One of the things I have enjoyed playing with is using my photographs and writing little fictions inspired by them right on the image in Photoshop. These aren’t technically flash fictions because to be honest I don’t know how long each bit is. But they are fun and a way to combine two of my hobbies. Emjoy
The long path through pale orange fog leads I do not know where. I walk this path for what seems like days but it never changes. The sun, or is it the moon, sits at the same place, each time I look. The trees bend over, barely touching yet impenetrable when I try to pass. How did I come here? Why did I come here? I am lost in a forest of mist and fog and know not why. Once I knew where I was going, knew who I was, but now I keep walking. Maybe when I reach the end of this path, I will know who I am. When will this forest end and life begin again?
Summer Solstice is just another day to most. Filled with lots of sunlight, warmth and good times. Pull out the barbecue and beer and enjoy the long hours of golden sunlight. Play in that light and soak up the heat, good times are here.
But not too long ago people remembered, people held ceremonies celebrating the day. For it is the turning point of the year. The shortest night of the longest day, meant to get so much living done. There are a few who burn the bonfire, the bone fire still. They burn for the turning, to remind the world that they year will grow darker now. Long ago the fires called us to you but now they simply light up the dark, for few know how to get our attention any longer.
Look closely and you will see my eyes in those fires. Watching and waiting for you to invite us out to play. The summer will be only so long, so go ahead and live those lazy days of play for soon enough you will need to work to stay warm.
With the last golden ray of silken sunshine the torch is thrust into the perfumed wood. You, oh wise one, ignored the others and brought with you fragrant boughs. You brought woods that are not common for this place, Oak and Ash and Thorn, just as the old songs call for. You peeked my curiosity with those pieces of wood and I slid into the fire to watch. I wanted to see if you would notice me, dancing about below in the hottest part of the flames, and you did.
He smoke tasted so good when you leaned in, adding resins to the coals left when the wood burned low. I danced a jig and for a moment you watched me. A simple yet joyful smile built in your eyes and you winked at me before turning to speak to the young being at your side.
You fed the fire the whole night through. Your friends sang songs and drank fine wine but you paid attention to the fire, keeping it hot and bright enough that I felt welcomed once more. Will you gift me once more? Give me a place to play? If you do I will keep your fires burning bright the whole yearlong. For I am Salamander and you have called me from my cold sleep.
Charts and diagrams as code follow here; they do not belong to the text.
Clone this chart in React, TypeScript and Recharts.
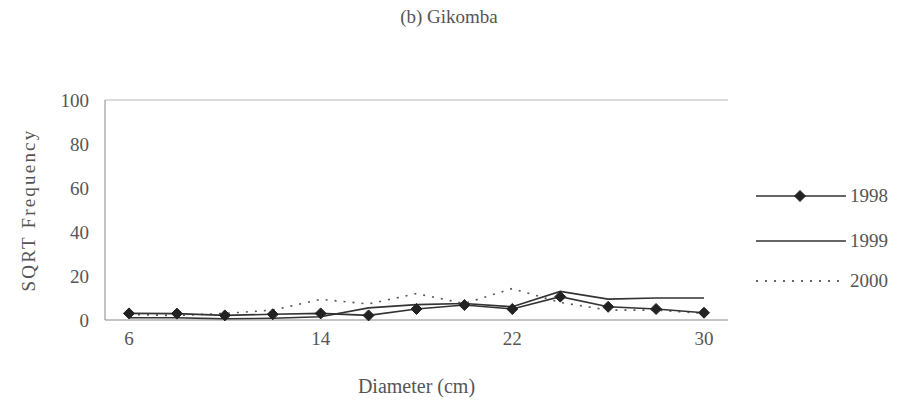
import { LineChart, Line, XAxis, YAxis, ReferenceLine } from 'recharts';

const diameters = [6, 8, 10, 12, 14, 16, 18, 20, 22, 24, 26, 28, 30];
const y1998 = [3, 2.9, 2.1, 2.6, 3, 2.1, 5, 6.8, 5, 10.6, 6, 5, 3.3];
const y1999 = [1, 1, 0.5, 0.8, 1.5, 5.5, 7, 7.5, 6, 13, 9.5, 10, 10];
const y2000 = [2.5, 2, 3, 4.5, 9.4, 7.3, 12, 7.5, 14.3, 8, 4.5, 4.5, 3];
const xLabels = [6, 14, 22, 30];
const yTicks = [0, 20, 40, 60, 80, 100];

const data = diameters.map((d, i) => ({
  d,
  y1998: y1998[i],
  y1999: y1999[i],
  y2000: y2000[i],
}));

const font = "'Liberation Serif', 'Times New Roman', Times, serif";
const ink = '#555';

const Diamond = (props: any) => {
  const { cx, cy } = props;
  if (cx == null || cy == null) return null;
  const r = 5.5;
  return (
    <path
      d={`M${cx},${cy - r}L${cx + r},${cy}L${cx},${cy + r}L${cx - r},${cy}Z`}
      fill="#222"
      stroke="#222"
    />
  );
};

// legend sits to the right of the plot
function LegendBox() {
  const rows = [
    { label: '1998', dash: undefined, marker: true, y: 16 },
    { label: '1999', dash: undefined, marker: false, y: 61 },
    { label: '2000', dash: '2 7', marker: false, y: 101 },
  ];
  return (
    <svg width={150} height={120} style={{ position: 'absolute', left: 748, top: 180 }}>
      {rows.map((r) => (
        <g key={r.label}>
          <line x1={8} x2={98} y1={r.y} y2={r.y} stroke="#333" strokeWidth={1.6} strokeDasharray={r.dash} />
          {r.marker && <Diamond cx={52} cy={r.y} />}
          <text x={102} y={r.y + 6} style={{ fontFamily: font }} fontSize={19} fill={ink}>
            {r.label}
          </text>
        </g>
      ))}
    </svg>
  );
}

export default function App() {
  return (
    <div
      style={{
        position: 'absolute',
        left: 0,
        top: 0,
        width: 898,
        height: 412,
        background: '#fff',
        fontFamily: font,
      }}
    >
      <div
        style={{
          position: 'absolute',
          top: 6,
          width: 898,
          textAlign: 'center',
          fontSize: 19,
          color: ink,
        }}
      >
        (b) Gikomba
      </div>
      <LineChart
        width={898}
        height={412}
        data={data}
        margin={{ top: 100, right: 170, left: 35, bottom: 62 }}
        style={{ fontFamily: font }}
      >
        <XAxis
          dataKey="d"
          type="category"
          interval={0}
          height={30}
          padding={{ left: 24, right: 24 }}
          tickFormatter={(v: number) => (xLabels.includes(v) ? String(v) : '')}
          tickLine={false}
          axisLine={{ stroke: '#888' }}
          tick={{ fontSize: 19, fill: ink, style: { fontFamily: font } }}
          tickMargin={6}
          label={{
            value: 'Diameter (cm)',
            position: 'insideBottom',
            offset: -43,
            fontSize: 20,
            fill: ink,
            style: { fontFamily: font },
          }}
        />
        <YAxis
          domain={[0, 100]}
          ticks={yTicks}
          width={70}
          tickLine={false}
          axisLine={{ stroke: '#888' }}
          tick={{ fontSize: 19, fill: ink, style: { fontFamily: font } }}
          tickMargin={10}
          label={{
            value: 'SQRT Frequency',
            angle: -90,
            position: 'insideLeft',
            offset: -7,
            fontSize: 19,
            fill: ink,
            style: { textAnchor: 'middle', letterSpacing: 2.2, fontFamily: font },
          }}
        />
        <ReferenceLine y={100} stroke="#bbb" />
        <Line dataKey="y1999" stroke="#333" strokeWidth={1.6} dot={false} isAnimationActive={false} />
        <Line dataKey="y2000" stroke="#555" strokeWidth={1.6} strokeDasharray="2 7" dot={false} isAnimationActive={false} />
        <Line dataKey="y1998" stroke="#333" strokeWidth={1.6} dot={<Diamond />} isAnimationActive={false} />
      </LineChart>
      <LegendBox />
    </div>
  );
}
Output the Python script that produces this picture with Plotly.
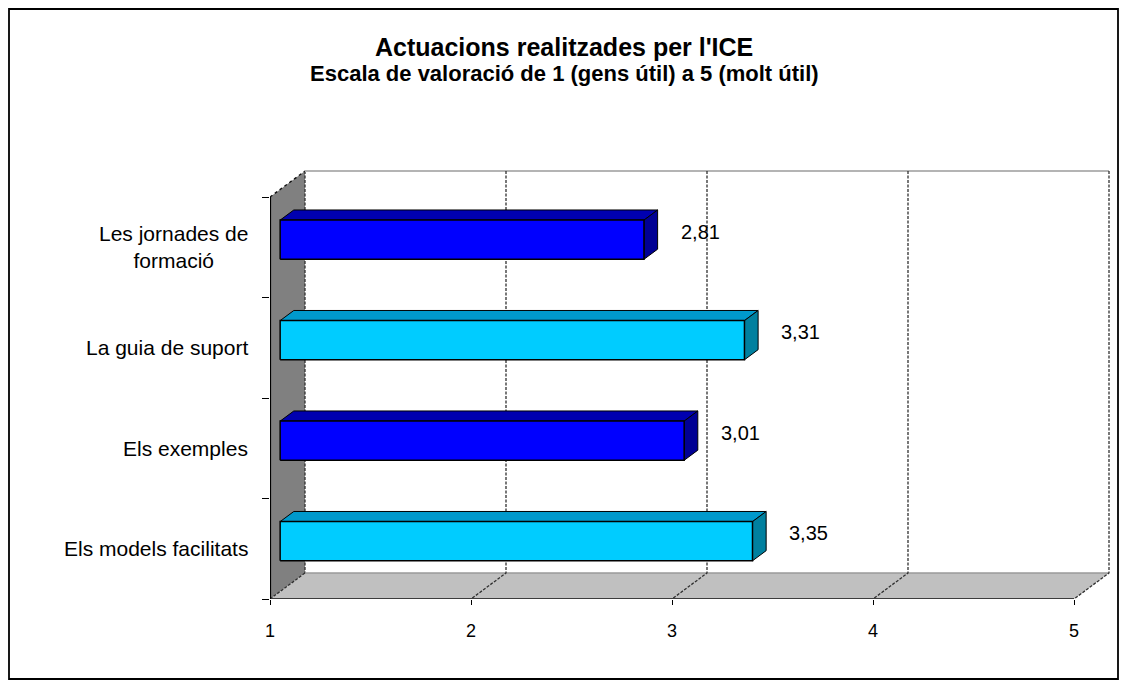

The sunflowers drooped as the rain dripped down. The day was gray, overcast and sad, not anything like I had planned. I stood there, staring down, wondering where it all went wrong.
Yesterday she told me to meet her and to bring them with me. That she had something important to tell me, something that would change our lives forever. Well my life has changed, as has hers. Changed forever, in a split second.
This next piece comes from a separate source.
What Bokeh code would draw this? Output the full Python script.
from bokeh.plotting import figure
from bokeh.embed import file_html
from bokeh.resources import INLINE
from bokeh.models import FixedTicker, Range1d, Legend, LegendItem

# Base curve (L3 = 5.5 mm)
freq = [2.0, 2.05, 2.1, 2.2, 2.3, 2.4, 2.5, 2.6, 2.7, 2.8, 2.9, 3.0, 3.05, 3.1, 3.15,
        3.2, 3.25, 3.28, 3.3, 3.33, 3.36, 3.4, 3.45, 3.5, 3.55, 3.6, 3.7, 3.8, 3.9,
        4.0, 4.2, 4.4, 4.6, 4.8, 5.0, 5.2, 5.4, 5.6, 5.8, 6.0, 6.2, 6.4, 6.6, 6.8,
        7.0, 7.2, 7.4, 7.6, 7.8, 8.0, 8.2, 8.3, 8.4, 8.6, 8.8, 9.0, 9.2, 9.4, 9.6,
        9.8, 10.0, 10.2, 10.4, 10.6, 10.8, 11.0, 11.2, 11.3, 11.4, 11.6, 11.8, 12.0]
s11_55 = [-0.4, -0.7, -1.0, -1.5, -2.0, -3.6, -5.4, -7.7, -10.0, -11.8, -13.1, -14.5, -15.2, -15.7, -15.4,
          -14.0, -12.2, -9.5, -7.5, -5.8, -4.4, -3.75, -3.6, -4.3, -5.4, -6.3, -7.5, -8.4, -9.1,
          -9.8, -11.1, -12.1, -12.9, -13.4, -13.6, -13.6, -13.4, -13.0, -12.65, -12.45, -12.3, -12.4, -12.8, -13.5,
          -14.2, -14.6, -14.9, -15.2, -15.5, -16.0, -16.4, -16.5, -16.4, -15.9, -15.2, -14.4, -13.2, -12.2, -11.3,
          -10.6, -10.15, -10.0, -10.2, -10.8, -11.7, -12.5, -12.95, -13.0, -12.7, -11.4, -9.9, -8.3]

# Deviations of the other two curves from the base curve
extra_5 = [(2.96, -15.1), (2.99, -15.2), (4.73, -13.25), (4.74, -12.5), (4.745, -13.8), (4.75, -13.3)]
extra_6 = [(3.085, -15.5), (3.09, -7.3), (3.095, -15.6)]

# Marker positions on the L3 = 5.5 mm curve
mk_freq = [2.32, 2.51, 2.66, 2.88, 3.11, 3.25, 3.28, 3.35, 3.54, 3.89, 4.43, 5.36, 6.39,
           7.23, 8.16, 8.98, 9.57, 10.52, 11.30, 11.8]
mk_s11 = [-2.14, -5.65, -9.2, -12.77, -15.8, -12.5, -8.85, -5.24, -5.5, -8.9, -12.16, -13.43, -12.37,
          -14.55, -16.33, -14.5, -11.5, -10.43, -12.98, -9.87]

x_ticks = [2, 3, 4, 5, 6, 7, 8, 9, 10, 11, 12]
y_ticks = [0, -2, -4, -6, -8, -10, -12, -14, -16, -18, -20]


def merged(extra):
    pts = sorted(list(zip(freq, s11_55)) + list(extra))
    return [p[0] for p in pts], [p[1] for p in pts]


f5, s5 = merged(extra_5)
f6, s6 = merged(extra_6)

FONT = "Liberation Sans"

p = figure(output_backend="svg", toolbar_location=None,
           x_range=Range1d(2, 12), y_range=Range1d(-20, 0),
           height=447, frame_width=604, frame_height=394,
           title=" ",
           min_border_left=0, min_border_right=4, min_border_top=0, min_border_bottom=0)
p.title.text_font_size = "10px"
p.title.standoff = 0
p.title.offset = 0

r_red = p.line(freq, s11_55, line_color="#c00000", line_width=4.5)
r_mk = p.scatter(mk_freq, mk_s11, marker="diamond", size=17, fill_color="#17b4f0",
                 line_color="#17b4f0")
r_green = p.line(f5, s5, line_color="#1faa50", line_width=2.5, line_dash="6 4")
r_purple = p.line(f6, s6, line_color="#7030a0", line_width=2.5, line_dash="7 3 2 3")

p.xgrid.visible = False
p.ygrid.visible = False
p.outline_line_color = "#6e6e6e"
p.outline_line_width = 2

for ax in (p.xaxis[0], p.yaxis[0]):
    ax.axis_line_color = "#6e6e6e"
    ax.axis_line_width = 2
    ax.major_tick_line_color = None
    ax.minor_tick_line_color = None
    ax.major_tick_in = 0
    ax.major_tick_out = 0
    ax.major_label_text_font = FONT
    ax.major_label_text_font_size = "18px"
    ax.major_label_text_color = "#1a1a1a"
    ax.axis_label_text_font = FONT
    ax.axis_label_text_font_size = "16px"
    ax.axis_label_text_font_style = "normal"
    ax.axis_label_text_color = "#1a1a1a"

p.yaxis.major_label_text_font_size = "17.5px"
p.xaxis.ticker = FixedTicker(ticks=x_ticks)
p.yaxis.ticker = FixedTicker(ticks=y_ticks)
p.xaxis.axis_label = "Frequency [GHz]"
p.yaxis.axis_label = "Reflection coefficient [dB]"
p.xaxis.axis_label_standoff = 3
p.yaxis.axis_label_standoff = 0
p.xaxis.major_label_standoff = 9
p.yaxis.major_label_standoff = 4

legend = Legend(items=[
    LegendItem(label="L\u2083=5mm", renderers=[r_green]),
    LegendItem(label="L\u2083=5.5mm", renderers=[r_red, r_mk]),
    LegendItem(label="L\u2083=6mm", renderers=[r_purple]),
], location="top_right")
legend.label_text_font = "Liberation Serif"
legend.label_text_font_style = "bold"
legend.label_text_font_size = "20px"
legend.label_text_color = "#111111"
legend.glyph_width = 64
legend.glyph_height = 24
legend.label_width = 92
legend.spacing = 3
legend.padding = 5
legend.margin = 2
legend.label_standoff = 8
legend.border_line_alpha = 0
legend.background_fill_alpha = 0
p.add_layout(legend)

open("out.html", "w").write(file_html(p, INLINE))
She had been waiting for me, that is what they told me. Sitting on the hood of her car, basking in the early morning sunshine, when the truck came over the hill. They tell me the driver had a medical emergency, that there was nothing that could have stopped what happened, but that doesn’t make it any better.
Bending down, I place the sunflowers on that place where we should have met. At the side of the road by the mountain overlook. These flowers were meant for her, and so I leave them here, in her memory.
Standing below the skeleton tree I looked up at the golden glow coming from the window. It had been too long since I left her side, wandering the world in search of my destiny. So many miles of road beneath my feet, yet my path brought me back here, ending up in the place I had started.
It had been winter when I walked away, the world blanketed in soft white that reflected the glow from her window. She had sent me away, angry at my choices. I swore then I would never return. Spring had found me far away, yet my heart harked back to that window, longing curling in my belly for her sweet face.
I fought my way through summer, splashes of red staining the bright green that flowed across fields. Men and boys dying meant less to me than the home I could have had. The song of a single bird echoed with my memories of home.
Fall called me back, the dying of the colors bringing memories of times lost. Finally I came back to where I started, standing here working up the courage to climb those stairs and ask if I could come home.
When did we become something silly? Big heads and tiny bodies, made out of a ball and some yarn? Really now? Once we were poppets, used by witches to curse people. Then we were voodoo dolls, made to look like a person and take control of them. Now? Now we are cute little things, hanging on key chains or strings attached to book bags. I am so ashamed!
My great uncle ten times removed was used to take down a tyrant and my great great grandma was used to take down a slave owner. Me? Well I get used by a wannabe goth child to make her teacher sick enough to cancel a test. Really? A test! Life is so unfair! I wanted to be used for something great, something important, but no, I get used for a test. What happened to the good old days!